A hospital chaplain colleague of mine once accompanied a family to the morgue in the middle of the night. It was a frequent duty for us when family is not present at the death of a loved one. The procedure in our hospital is for the chaplain to receive the request for the viewing, then the chaplain calls the nurse administrator who contacts the morgue staff who prepares the body. The chaplain also contacts a security guard, which may seem harsh, but it was a safety precaution while emotions ran high. As soon as my colleague had done all this and received confirmation from the staff that all was ready, my colleague met the family at the hospital entrance and escorted them to the morgue where the staff and security were waiting.
Upon entering the morgue, one family member began to shake and pray. At first, my colleague couldn’t understand her, but then he realized that she was praying for resurrection. Right there in the morgue, she was praying for her family member to rise.
At first, my chaplain colleague didn’t know what to do. After several painstaking minutes of praying, getting louder and louder over the protests of her family members, she crumpled to the floor in a heap of tears and shouts of “Why?”
My colleague, a Christian pastor himself, waited and held her until she calmed. He admitted he didn’t know why her loved one was taken, but offered calm assurance that someday even this will be swallowed up in victory. That maybe the answer to the prayer for resurrection was not “No,” but simply, “Not yet.”
In a world filled with death I have to believe that resurrection has come and is coming into the world, and that our job is to care for each other and hold each other until we dare to believe it, then to remind one another whenever we forget.
To remind each other, through actions and words, that the Kingdom is at hand.

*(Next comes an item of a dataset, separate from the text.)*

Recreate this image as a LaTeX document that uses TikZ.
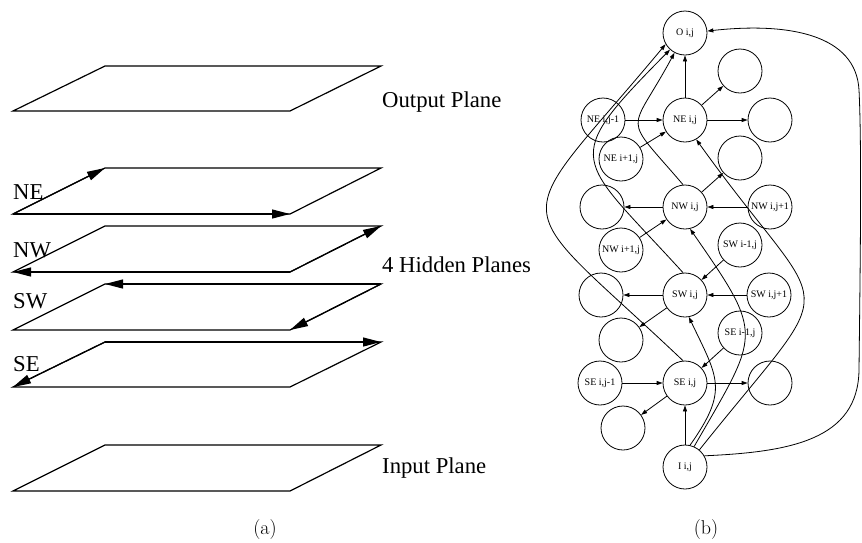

The one thing that I noticed this week in the Gospel texts was the two crowds that swirl in the text. One is around Jesus; the other is around the widow. Mourning was, in that world even more so than today, a community event. The crowds swirled, and resurrection was in the midst of them. There is a reason the Bible knows very little about faith in total solitude. Especially in the face of the constant fear and awareness and threat of death, we need each other, lest we forget, lest we lose hope permanently. I know I need you to help me remember: that resurrection has come and that it is coming. That the kingdom is at hand. Resurrection and new life are in the midst of this crowd — at once obscured from our view and so close we can taste it in wine and bread.
As she ends her book Searching for Sunday, author Rachel Held Evans talks about the kingdom — the ways that it has arrived, “not with a trumpet’s sound but with a baby’s cries, not with the vanquishing of enemies but with the forgiving of them, not on the back of a warhorse but on the back of a donkey, not with triumph and conquest but with a death and a resurrection” (253).
Beloved, God turned the world upside down when God became flesh, suffered the death we all dread with all its finality, and then shocked everyone by rising again. And so we continue to live into this mystery, to find resurrection hope in the midst of the crowd that is us: in bread, wine, water, words. Healing oil. Deep friendship. Meals cooked for the hurting. Arms of love wrapped around the grieving. In hot dogs and hamburgers after church, and frequent high fives. Beloved, we are here to remind each other that resurrection and new life are at the same time in the midst of us and well on their way.
The kingdom is at hand.
What Scripture gives us in these two resurrection stories is not simply a record of things that happened a long time ago, read so that we will be impressed with God. It’s far more important than that. It is a glimpse of the kingdom, a glimpse of what is possible even if we find it hard to believe sometimes. It’s a glimpse of resurrection.
Rachel Held Evans’ last words of her book are also my prayer for us together: “Even here, in the dark, God is busy making all things new. So show up. Open every door. At the risk of looking like a fool buried with his feet facing east or like a mockingbird singing stubbornly into the night, anticipate resurrection. It’s either just around the bend or a million miles away. Or perhaps it’s somewhere in between.